If your business is registered for tax, Bella can capture the tax component on every sale, show it on the client's receipt as a proper **tax invoice**, and total it up for you in a **Tax Collected** report — so filing your BAS, VAT return or sales-tax return is a matter of reading the figures off one screen rather than reconciling by hand.

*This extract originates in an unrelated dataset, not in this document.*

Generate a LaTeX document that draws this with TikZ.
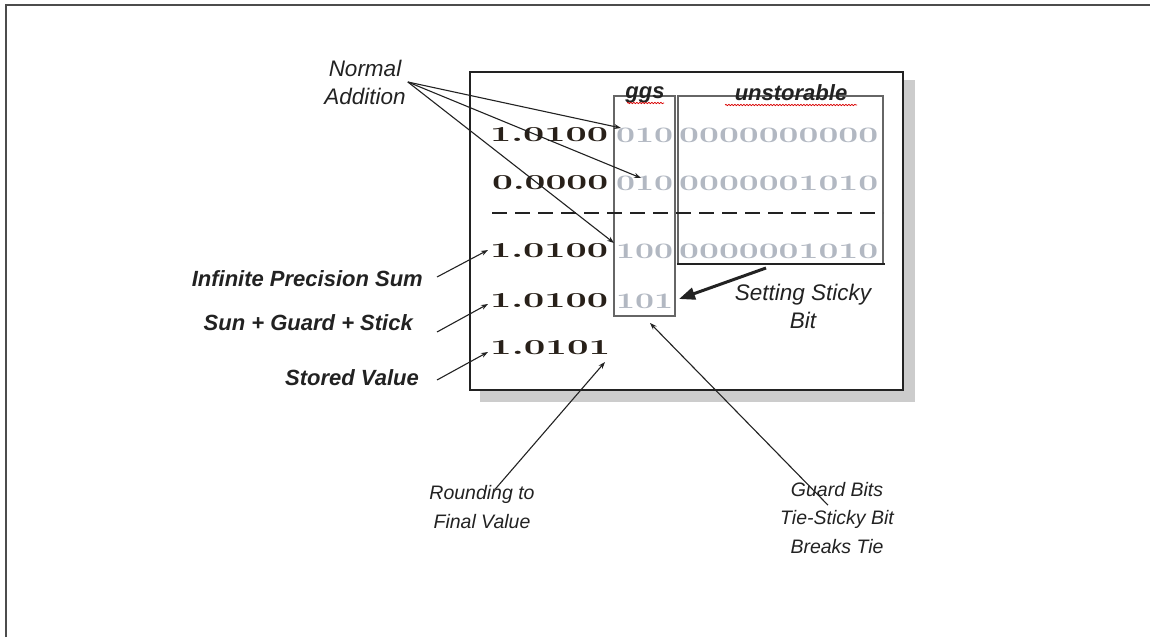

It works in **any country**. You set a single business-wide **rate** and a **tax label** (GST, VAT, Sales Tax, or just Tax) — and Bella suggests sensible defaults for both based on the country your location is in, so most businesses only confirm what's already filled in. Prices are **tax-inclusive** in this release (tax-on-top pricing is coming soon — see below).

<Note>
  Tax is off until you switch it on. While your business isn't registered for tax, nothing changes anywhere — no tax lines, no tax invoice heading, no tax report. This is the safe default, so turning tax on is a deliberate step you take when you're ready.
</Note>

Tax settings live on each **location**, so a business running an Australian GST site and a UK VAT site from one account gets the right label, rate and pricing basis on each — they don't have to match.

***

## Registering your business for tax

1. Go to **Settings → Tax**
2. Switch on **My business is registered for tax**
3. Confirm or adjust the **tax label** and **rate** (see below — pricing stays tax-inclusive, see "Tax-inclusive pricing" below)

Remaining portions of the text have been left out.